What is required
Starting from the top of the material, restate each line exactly until the line that contains "y_ticks = [-40, -20, 0, 20, 40]", which is also copied. Pictures are excluded.

Information supplied
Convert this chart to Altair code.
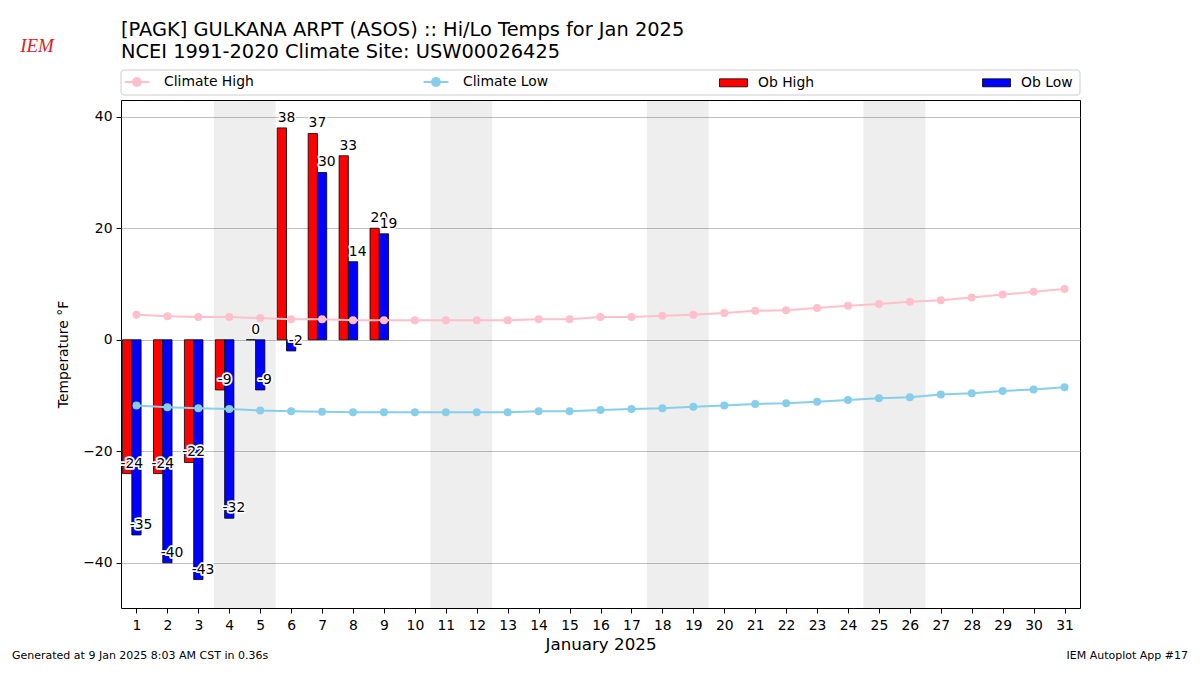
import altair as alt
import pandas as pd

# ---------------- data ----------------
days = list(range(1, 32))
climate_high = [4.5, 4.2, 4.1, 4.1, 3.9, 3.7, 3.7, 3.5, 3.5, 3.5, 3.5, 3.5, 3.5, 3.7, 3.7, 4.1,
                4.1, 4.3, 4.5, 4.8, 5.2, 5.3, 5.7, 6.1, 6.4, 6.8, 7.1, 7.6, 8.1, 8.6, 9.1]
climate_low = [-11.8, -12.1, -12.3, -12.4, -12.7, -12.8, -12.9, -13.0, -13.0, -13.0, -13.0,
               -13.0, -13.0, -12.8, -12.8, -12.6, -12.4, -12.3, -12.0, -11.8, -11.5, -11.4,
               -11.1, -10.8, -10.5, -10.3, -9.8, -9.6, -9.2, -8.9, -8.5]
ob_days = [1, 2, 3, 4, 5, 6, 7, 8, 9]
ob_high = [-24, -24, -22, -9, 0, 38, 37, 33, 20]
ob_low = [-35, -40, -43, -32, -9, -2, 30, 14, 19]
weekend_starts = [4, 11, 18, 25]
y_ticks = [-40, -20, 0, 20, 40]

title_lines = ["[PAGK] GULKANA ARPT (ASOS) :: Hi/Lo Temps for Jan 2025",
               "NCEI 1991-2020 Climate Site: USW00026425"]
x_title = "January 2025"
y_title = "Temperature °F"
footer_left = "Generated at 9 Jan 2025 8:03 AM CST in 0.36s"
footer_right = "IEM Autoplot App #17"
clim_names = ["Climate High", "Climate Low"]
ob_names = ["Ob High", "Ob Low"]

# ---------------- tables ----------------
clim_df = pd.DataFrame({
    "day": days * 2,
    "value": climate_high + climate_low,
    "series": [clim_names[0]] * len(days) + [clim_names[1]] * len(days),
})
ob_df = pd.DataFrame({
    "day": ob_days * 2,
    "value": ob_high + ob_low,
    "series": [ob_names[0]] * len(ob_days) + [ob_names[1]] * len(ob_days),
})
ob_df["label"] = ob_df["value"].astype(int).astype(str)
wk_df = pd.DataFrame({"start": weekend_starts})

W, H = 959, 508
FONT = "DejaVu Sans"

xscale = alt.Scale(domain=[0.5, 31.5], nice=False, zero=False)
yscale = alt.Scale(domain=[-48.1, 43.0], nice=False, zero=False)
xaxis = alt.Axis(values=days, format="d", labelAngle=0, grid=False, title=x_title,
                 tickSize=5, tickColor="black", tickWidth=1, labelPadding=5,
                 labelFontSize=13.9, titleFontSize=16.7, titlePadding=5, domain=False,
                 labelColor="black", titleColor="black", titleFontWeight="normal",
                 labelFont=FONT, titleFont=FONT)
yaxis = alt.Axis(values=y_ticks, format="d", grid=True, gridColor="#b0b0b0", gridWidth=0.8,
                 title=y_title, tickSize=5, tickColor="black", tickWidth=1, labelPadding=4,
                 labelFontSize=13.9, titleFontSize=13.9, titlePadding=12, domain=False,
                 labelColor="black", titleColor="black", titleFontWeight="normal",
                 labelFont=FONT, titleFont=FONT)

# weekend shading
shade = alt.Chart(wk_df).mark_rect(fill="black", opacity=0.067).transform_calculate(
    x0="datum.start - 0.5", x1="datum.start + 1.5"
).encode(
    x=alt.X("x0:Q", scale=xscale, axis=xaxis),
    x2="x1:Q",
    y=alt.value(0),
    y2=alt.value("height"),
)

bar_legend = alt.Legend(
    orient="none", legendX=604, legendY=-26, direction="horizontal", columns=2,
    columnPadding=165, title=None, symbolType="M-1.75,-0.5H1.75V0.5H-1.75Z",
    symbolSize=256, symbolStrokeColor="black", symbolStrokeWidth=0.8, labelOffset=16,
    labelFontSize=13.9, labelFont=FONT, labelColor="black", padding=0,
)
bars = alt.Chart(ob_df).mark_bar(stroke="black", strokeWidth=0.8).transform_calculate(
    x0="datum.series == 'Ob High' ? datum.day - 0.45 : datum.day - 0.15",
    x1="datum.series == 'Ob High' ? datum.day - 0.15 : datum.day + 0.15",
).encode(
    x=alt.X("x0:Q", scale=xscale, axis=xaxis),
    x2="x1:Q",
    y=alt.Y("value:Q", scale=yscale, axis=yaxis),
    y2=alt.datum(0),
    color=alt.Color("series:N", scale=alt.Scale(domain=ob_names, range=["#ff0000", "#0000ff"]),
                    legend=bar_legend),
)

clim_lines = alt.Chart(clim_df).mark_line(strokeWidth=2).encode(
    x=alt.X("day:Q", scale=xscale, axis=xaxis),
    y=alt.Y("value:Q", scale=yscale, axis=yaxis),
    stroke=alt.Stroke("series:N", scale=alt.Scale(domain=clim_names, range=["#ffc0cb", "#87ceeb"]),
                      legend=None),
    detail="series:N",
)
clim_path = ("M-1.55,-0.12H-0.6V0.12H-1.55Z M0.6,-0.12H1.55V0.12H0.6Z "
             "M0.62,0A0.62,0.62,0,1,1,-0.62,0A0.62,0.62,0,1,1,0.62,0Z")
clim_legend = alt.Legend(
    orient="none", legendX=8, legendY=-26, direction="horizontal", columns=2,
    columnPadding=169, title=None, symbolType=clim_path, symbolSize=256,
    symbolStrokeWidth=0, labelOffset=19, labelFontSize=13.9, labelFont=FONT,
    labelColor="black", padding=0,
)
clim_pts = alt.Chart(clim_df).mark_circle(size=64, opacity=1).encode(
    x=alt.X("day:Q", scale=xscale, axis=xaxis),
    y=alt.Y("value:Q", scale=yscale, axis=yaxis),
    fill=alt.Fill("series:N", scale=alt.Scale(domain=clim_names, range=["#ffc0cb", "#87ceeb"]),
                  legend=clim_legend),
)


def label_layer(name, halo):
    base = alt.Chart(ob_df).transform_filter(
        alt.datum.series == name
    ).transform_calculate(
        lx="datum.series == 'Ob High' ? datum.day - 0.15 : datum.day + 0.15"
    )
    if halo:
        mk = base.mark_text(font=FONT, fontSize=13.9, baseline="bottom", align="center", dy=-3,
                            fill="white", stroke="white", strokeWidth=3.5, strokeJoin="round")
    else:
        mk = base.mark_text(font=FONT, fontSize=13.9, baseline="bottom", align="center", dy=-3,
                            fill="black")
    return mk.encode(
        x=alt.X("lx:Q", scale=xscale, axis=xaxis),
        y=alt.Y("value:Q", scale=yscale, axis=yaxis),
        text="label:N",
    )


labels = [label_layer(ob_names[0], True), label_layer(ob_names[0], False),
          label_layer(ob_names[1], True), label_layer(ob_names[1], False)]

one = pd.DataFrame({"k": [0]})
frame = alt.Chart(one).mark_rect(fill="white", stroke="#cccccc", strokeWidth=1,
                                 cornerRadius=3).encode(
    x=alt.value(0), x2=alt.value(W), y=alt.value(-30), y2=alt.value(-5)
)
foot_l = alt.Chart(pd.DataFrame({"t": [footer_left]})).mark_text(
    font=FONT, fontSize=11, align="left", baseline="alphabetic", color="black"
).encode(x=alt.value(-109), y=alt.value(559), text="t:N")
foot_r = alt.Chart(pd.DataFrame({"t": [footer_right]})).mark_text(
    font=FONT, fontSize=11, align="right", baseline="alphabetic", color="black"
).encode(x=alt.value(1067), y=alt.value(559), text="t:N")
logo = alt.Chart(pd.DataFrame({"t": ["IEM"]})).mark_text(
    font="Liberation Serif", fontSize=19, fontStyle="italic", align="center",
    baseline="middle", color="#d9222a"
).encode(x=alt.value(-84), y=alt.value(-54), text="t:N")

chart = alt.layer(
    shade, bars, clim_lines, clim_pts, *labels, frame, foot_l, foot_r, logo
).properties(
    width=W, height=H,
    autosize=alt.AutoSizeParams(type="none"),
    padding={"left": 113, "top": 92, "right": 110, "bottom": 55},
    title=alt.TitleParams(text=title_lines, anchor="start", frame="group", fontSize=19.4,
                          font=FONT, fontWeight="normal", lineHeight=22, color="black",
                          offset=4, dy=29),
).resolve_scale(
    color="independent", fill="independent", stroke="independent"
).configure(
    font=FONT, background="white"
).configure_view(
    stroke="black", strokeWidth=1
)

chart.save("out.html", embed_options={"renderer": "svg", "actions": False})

Solved exercise
Convert this chart to Altair code.
import altair as alt
import pandas as pd

# ---------------- data ----------------
days = list(range(1, 32))
climate_high = [4.5, 4.2, 4.1, 4.1, 3.9, 3.7, 3.7, 3.5, 3.5, 3.5, 3.5, 3.5, 3.5, 3.7, 3.7, 4.1,
                4.1, 4.3, 4.5, 4.8, 5.2, 5.3, 5.7, 6.1, 6.4, 6.8, 7.1, 7.6, 8.1, 8.6, 9.1]
climate_low = [-11.8, -12.1, -12.3, -12.4, -12.7, -12.8, -12.9, -13.0, -13.0, -13.0, -13.0,
               -13.0, -13.0, -12.8, -12.8, -12.6, -12.4, -12.3, -12.0, -11.8, -11.5, -11.4,
               -11.1, -10.8, -10.5, -10.3, -9.8, -9.6, -9.2, -8.9, -8.5]
ob_days = [1, 2, 3, 4, 5, 6, 7, 8, 9]
ob_high = [-24, -24, -22, -9, 0, 38, 37, 33, 20]
ob_low = [-35, -40, -43, -32, -9, -2, 30, 14, 19]
weekend_starts = [4, 11, 18, 25]
y_ticks = [-40, -20, 0, 20, 40]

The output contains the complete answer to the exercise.